The amendment process has never been used to call a constitutional convention, though states have come close several times. All twenty-seven amendments were proposed by Congress and ratified by state legislatures or conventions. The convention route remains an untested alternative.
Connections That Matter
Understanding amendments helps explain constitutional change and continuity. The same document governs America today as in 1788, yet it has evolved significantly through amendments. This combination of stability and adaptability has helped the Constitution endure.
Amendments connect to many specific rights you have. Freedom of speech, freedom of religion, the right to a jury trial, protection against unreasonable searches, voting rights for women and young people, all come from amendments. When courts protect these rights, they are enforcing constitutional amendments.
The amendment process also shows how hard it is to change the Constitution. This difficulty protects against hasty changes but also means some needed reforms may never happen. The balance between stability and change shapes American politics and law.
For more on specific amendments, see our articles on the Bill of Rights and voting rights amendments in the uscis-questions category. To understand how amendments protect rights, explore our explanation of the First Amendment. To learn about structural amendments, read about how Congress works and how we elect the President.
Top 10 Frequently Asked Questions
How many amendments does the Constitution have? Twenty-seven. The first ten are the Bill of Rights, ratified in 1791. The other seventeen were ratified between 1795 and 1992.
Can amendments be repealed? Yes. The Twenty-first Amendment repealed the Eighteenth Amendment’s prohibition of alcohol. This is the only amendment that has been repealed, though theoretically any amendment could be repealed by a later amendment.

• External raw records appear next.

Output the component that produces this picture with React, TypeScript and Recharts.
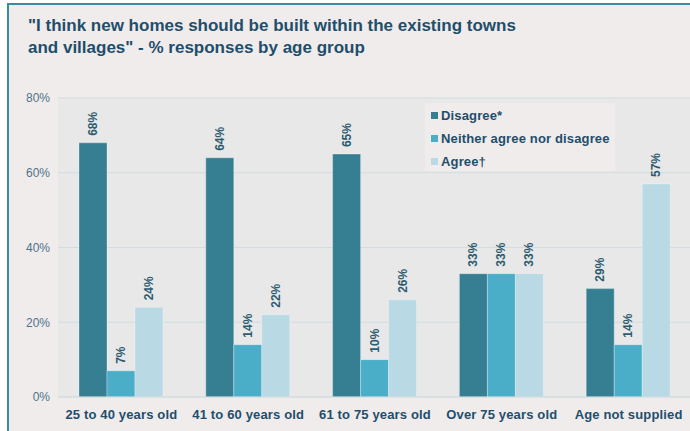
import { Bar, BarChart, CartesianGrid, LabelList, XAxis, YAxis } from 'recharts'

const ageGroups = ['25 to 40 years old', '41 to 60 years old', '61 to 75 years old', 'Over 75 years old', 'Age not supplied']
const disagree = [68, 64, 65, 33, 29]
const neither = [7, 14, 10, 33, 14]
const agree = [24, 22, 26, 33, 57]
const yTicks = [0, 20, 40, 60, 80]

const seriesInfo = [
  { key: 'disagree', name: 'Disagree*', color: '#367f93' },
  { key: 'neither', name: 'Neither agree nor disagree', color: '#4aaec8' },
  { key: 'agree', name: 'Agree†', color: '#b9d9e4' },
]

const FONT = '"Liberation Sans", Arial, sans-serif'
const DARK = '#1f4e6b'

const data = ageGroups.map((g, i) => ({
  group: g,
  disagree: disagree[i],
  neither: neither[i],
  agree: agree[i],
}))

function RotLabel(props: any) {
  const { x, y, width, value } = props
  const cx = x + width / 2
  const ty = y - 7
  return (
    <text
      x={cx}
      y={ty}
      transform={`rotate(-90 ${cx} ${ty})`}
      textAnchor="start"
      dominantBaseline="central"
      fontSize={12}
      fontWeight="bold"
      fill="#2c5b70"
      fontFamily={FONT}
    >
      {`${value}%`}
    </text>
  )
}

function LegendBox() {
  return (
    <div
      style={{
        position: 'absolute',
        left: 425,
        top: 103,
        width: 190,
        height: 68,
        background: '#f0ecec',
        padding: '1px 0 0 6px',
        boxSizing: 'border-box',
        fontFamily: FONT,
      }}
    >
      {seriesInfo.map((s) => (
        <div key={s.key} style={{ display: 'flex', alignItems: 'center', height: 23 }}>
          <span style={{ display: 'inline-block', width: 7, height: 7, background: s.color, marginRight: 3 }} />
          <span style={{ fontSize: 13, letterSpacing: 0.15, fontWeight: 'bold', color: DARK }}>{s.name}</span>
        </div>
      ))}
    </div>
  )
}

export default function App() {
  return (
    <div style={{ position: 'absolute', left: 0, top: 0, width: 690, height: 431, overflow: 'hidden', background: '#fff' }}>
      <div
        style={{
          position: 'absolute',
          left: 7,
          top: 3,
          width: 700,
          height: 440,
          background: '#f0ecec',
          borderLeft: '2px solid #3a8aa0',
          borderTop: '2px solid #3a8aa0',
        }}
      />
      <div
        style={{
          position: 'absolute',
          left: 28,
          top: 15,
          fontFamily: FONT,
          fontSize: 17,
          fontWeight: 'bold',
          color: DARK,
          lineHeight: '22px',
        }}
      >
        "I think new homes should be built within the existing towns
        <br />
        and villages" - % responses by age group
      </div>
      <div style={{ position: 'absolute', left: 0, top: 0 }}>
        <BarChart
          width={700}
          height={431}
          data={data}
          margin={{ top: 98, right: 8, bottom: 0, left: 0 }}
          barSize={28}
          barGap={0}
        >
          <CartesianGrid vertical={false} stroke="#d2dcdf" fill="#e8e8e8" />
          <XAxis
            dataKey="group"
            height={34}
            tickLine={false}
            axisLine={{ stroke: '#d2dcdf' }}
            tickMargin={7}
            tick={{ fontSize: 13, letterSpacing: 0.15, fontWeight: 'bold', fill: DARK, fontFamily: FONT }}
            interval={0}
          />
          <YAxis
            width={58}
            domain={[0, 80]}
            ticks={yTicks}
            tickFormatter={(v: number) => `${v}%`}
            tickLine={false}
            axisLine={false}
            tick={{ fontSize: 12, fill: '#4f7389', fontFamily: FONT }}
          />
          {seriesInfo.map((s) => (
            <Bar key={s.key} dataKey={s.key} name={s.name} fill={s.color} stroke="#ffffff" strokeOpacity={0.3} isAnimationActive={false}>
              <LabelList dataKey={s.key} content={RotLabel} />
            </Bar>
          ))}
        </BarChart>
      </div>
      <LegendBox />
    </div>
  )
}
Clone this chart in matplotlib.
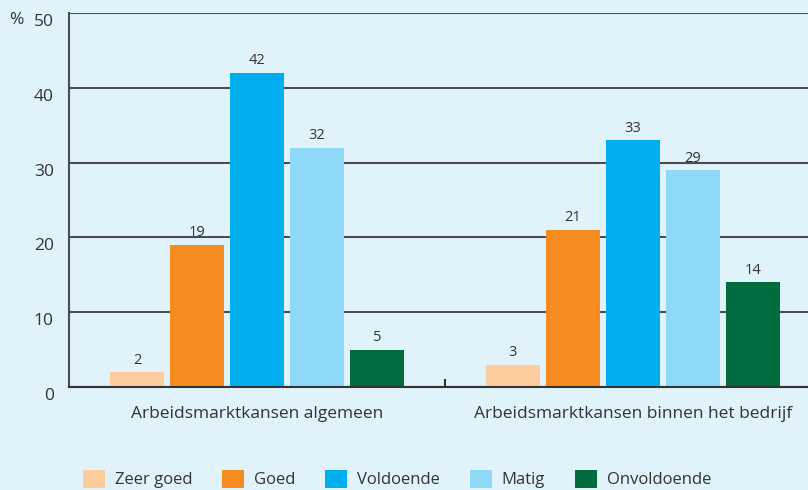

Why is amending the Constitution so difficult? The founders wanted fundamental law to be stable. If simple majorities could amend the Constitution, temporary passions might make changes the country would regret. Requiring supermajorities ensures only widely supported changes succeed.
Has a constitutional convention ever been called? No. All amendments have been proposed by Congress. The convention method in Article V has never been used, though states have come close to reaching the two-thirds threshold needed to call one.
What is the Bill of Rights? The first ten amendments to the Constitution, ratified in 1791. These amendments protect fundamental rights like freedom of speech, freedom of religion, the right to bear arms, and rights of people accused of crimes.
Can states refuse to follow amendments? No. Once ratified, amendments become part of the Constitution, which is the supreme law of the land. All states must follow all constitutional provisions, including amendments.
What topics have amendments addressed? Rights protection, voting rights, government structure, taxation, prohibition and repeal of prohibition, presidential succession, and various other issues. Amendments have covered both broad principles and specific procedures.
Why do some proposed amendments fail? Most fail because they cannot achieve the two-thirds support in Congress needed for proposal, or cannot get three-fourths of states to ratify. Only proposals with overwhelming support become amendments.
Are amendments more important than the original Constitution? Amendments have the same legal force as the original Constitution. They are all part of the supreme law of the land. Some amendments protect rights the original Constitution did not address, making them vitally important to liberty.
What should I memorize for the citizenship test? An amendment is a change to the Constitution or an addition to the Constitution. Know that the first ten amendments are called the Bill of Rights, and the Constitution has twenty-seven amendments total.